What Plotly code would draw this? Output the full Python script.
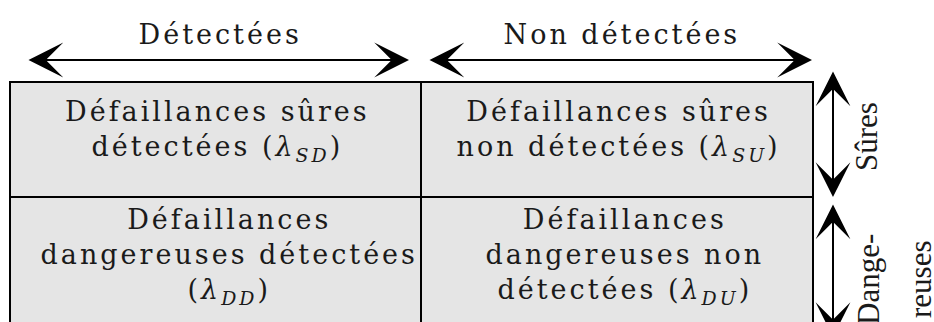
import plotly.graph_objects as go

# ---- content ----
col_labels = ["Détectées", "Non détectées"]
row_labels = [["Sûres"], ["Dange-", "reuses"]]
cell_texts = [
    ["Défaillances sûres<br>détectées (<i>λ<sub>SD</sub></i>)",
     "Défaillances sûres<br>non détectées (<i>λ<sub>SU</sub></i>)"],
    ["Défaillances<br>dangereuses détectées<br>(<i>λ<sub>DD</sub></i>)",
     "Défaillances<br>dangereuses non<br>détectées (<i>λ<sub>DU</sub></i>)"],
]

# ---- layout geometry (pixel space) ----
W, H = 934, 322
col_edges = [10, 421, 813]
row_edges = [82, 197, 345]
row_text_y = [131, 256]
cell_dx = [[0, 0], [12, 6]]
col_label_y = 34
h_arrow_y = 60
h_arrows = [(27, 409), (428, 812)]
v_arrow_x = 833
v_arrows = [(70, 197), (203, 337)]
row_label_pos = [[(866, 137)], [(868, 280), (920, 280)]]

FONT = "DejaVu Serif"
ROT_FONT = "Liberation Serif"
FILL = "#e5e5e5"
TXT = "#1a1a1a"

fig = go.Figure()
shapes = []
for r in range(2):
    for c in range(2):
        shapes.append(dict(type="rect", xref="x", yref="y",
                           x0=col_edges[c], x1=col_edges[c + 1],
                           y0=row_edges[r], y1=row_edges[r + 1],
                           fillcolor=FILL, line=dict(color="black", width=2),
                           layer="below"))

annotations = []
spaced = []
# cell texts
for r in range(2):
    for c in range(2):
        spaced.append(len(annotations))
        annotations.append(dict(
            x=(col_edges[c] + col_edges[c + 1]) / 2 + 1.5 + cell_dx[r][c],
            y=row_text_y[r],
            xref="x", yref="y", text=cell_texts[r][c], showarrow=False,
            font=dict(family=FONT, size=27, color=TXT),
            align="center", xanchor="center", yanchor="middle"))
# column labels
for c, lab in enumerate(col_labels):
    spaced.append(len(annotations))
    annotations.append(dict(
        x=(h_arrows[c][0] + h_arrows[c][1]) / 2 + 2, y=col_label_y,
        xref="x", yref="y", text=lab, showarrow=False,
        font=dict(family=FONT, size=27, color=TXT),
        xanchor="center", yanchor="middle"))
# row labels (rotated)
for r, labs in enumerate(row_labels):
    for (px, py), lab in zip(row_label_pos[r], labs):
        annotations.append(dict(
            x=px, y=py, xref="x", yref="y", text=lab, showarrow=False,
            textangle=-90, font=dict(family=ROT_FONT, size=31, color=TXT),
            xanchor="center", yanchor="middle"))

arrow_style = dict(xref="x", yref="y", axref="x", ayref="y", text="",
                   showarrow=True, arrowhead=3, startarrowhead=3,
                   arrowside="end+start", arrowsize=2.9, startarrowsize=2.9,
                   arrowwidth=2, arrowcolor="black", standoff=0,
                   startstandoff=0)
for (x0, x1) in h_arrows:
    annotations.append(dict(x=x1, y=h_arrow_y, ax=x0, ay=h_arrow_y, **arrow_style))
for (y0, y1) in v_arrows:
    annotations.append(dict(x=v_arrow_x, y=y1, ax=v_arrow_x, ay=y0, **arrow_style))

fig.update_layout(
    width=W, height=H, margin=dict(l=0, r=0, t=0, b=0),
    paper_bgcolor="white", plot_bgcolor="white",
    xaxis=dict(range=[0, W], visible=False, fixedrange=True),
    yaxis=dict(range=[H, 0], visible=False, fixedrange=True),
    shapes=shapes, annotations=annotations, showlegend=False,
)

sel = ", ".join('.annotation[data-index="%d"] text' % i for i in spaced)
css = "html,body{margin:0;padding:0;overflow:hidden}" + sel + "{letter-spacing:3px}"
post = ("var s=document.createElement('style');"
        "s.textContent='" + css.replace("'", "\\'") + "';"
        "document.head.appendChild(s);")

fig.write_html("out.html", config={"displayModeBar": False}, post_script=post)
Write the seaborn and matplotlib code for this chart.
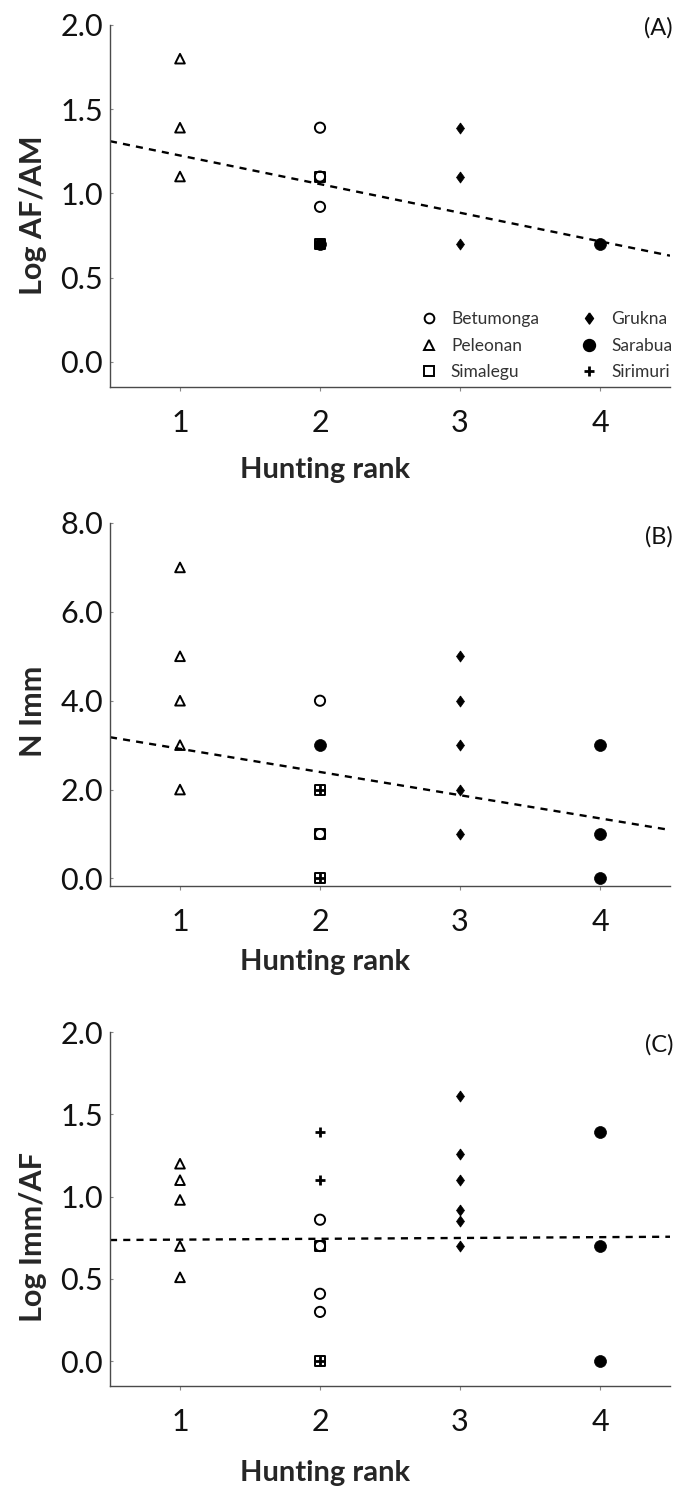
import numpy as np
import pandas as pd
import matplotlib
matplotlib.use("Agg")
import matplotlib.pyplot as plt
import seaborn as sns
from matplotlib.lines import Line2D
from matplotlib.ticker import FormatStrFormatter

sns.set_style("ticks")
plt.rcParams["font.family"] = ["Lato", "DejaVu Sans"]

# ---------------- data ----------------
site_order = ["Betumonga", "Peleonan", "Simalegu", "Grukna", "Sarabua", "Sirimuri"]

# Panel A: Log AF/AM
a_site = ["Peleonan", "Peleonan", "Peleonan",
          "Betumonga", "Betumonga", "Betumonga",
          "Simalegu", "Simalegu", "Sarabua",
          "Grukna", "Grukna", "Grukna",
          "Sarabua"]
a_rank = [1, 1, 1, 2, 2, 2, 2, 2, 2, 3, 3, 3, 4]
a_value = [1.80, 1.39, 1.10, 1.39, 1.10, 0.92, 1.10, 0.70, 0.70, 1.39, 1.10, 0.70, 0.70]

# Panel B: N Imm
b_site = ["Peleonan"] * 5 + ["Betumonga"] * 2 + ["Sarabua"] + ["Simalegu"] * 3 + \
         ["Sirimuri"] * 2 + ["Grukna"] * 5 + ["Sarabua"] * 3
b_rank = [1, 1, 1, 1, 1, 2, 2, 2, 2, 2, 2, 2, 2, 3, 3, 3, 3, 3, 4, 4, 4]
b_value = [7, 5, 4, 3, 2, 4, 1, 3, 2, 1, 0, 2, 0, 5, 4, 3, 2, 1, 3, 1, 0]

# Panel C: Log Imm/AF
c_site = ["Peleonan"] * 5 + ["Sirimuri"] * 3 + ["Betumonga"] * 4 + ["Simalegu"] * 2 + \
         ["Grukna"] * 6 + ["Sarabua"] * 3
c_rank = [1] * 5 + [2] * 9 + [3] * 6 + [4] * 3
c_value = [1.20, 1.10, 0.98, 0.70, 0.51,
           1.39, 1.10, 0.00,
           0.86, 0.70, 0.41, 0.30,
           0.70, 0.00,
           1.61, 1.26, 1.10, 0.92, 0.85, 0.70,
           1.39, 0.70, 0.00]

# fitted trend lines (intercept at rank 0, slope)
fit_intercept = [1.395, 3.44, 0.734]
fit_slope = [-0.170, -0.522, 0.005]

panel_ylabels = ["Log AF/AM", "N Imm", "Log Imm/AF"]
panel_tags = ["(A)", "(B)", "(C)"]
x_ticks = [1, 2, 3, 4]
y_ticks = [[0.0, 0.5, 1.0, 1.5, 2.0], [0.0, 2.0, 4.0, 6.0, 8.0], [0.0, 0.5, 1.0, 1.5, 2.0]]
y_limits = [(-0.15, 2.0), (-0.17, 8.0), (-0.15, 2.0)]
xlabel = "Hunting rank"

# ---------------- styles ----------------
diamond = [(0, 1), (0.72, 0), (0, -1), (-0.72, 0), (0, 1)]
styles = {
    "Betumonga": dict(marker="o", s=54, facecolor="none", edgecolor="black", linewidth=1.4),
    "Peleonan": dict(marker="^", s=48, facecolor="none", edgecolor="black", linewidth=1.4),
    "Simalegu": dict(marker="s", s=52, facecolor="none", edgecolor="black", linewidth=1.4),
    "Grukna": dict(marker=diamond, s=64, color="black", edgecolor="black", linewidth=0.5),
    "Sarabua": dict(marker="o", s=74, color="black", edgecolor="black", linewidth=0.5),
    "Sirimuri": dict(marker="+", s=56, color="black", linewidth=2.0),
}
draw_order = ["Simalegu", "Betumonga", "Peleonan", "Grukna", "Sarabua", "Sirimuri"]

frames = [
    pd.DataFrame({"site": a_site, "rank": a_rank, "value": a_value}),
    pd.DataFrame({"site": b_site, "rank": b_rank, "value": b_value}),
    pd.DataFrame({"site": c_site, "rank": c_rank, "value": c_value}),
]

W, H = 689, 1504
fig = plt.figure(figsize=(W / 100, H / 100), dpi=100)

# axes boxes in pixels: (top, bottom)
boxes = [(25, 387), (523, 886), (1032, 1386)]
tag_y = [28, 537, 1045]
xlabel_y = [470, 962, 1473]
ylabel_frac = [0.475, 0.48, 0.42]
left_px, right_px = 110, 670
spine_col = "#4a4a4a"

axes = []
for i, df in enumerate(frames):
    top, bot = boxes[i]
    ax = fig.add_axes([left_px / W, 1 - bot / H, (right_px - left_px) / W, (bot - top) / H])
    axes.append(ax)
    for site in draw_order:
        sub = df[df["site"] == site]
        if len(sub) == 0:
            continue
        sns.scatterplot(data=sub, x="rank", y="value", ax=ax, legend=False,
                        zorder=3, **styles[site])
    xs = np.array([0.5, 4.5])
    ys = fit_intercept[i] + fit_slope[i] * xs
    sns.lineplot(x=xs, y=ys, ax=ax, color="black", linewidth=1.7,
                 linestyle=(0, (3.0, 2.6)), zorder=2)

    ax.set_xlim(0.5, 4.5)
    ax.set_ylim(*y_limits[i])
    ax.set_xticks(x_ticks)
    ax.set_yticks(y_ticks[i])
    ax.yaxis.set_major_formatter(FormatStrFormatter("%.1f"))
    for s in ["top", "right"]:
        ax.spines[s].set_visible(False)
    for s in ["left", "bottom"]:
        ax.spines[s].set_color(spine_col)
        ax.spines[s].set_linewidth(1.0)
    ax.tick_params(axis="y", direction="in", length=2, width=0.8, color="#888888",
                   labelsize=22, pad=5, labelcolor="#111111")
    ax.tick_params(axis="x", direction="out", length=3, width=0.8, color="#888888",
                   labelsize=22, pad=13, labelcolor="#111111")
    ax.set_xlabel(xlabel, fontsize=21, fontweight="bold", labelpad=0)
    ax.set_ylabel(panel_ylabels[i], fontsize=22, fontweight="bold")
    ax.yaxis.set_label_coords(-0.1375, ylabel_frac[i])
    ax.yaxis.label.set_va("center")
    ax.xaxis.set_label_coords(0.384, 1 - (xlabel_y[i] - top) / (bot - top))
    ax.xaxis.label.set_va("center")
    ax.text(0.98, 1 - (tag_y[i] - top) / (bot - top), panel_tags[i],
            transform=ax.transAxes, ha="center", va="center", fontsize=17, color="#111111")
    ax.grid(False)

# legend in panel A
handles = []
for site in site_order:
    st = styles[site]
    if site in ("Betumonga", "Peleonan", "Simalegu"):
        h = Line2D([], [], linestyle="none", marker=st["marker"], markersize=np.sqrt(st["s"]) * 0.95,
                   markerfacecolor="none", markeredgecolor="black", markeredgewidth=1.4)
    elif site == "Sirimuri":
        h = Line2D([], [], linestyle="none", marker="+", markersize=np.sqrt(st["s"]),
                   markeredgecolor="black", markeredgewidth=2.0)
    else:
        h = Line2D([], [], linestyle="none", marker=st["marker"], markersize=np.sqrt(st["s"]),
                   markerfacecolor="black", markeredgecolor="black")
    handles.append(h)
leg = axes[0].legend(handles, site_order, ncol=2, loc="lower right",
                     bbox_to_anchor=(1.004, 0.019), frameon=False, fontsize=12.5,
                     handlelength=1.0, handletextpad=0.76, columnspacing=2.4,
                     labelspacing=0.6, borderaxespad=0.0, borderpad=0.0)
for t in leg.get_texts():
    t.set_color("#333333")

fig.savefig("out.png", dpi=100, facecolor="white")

——

■ Exercise description:
Exactly reproduce the lines from the line holding "Write the seaborn" through the line holding "1.10, 0.70, 0.70]", and only those; pictures are to be left out.

■ Exercise result:
Write the seaborn and matplotlib code for this chart.
import numpy as np
import pandas as pd
import matplotlib
matplotlib.use("Agg")
import matplotlib.pyplot as plt
import seaborn as sns
from matplotlib.lines import Line2D
from matplotlib.ticker import FormatStrFormatter

sns.set_style("ticks")
plt.rcParams["font.family"] = ["Lato", "DejaVu Sans"]

# ---------------- data ----------------
site_order = ["Betumonga", "Peleonan", "Simalegu", "Grukna", "Sarabua", "Sirimuri"]

# Panel A: Log AF/AM
a_site = ["Peleonan", "Peleonan", "Peleonan",
          "Betumonga", "Betumonga", "Betumonga",
          "Simalegu", "Simalegu", "Sarabua",
          "Grukna", "Grukna", "Grukna",
          "Sarabua"]
a_rank = [1, 1, 1, 2, 2, 2, 2, 2, 2, 3, 3, 3, 4]
a_value = [1.80, 1.39, 1.10, 1.39, 1.10, 0.92, 1.10, 0.70, 0.70, 1.39, 1.10, 0.70, 0.70]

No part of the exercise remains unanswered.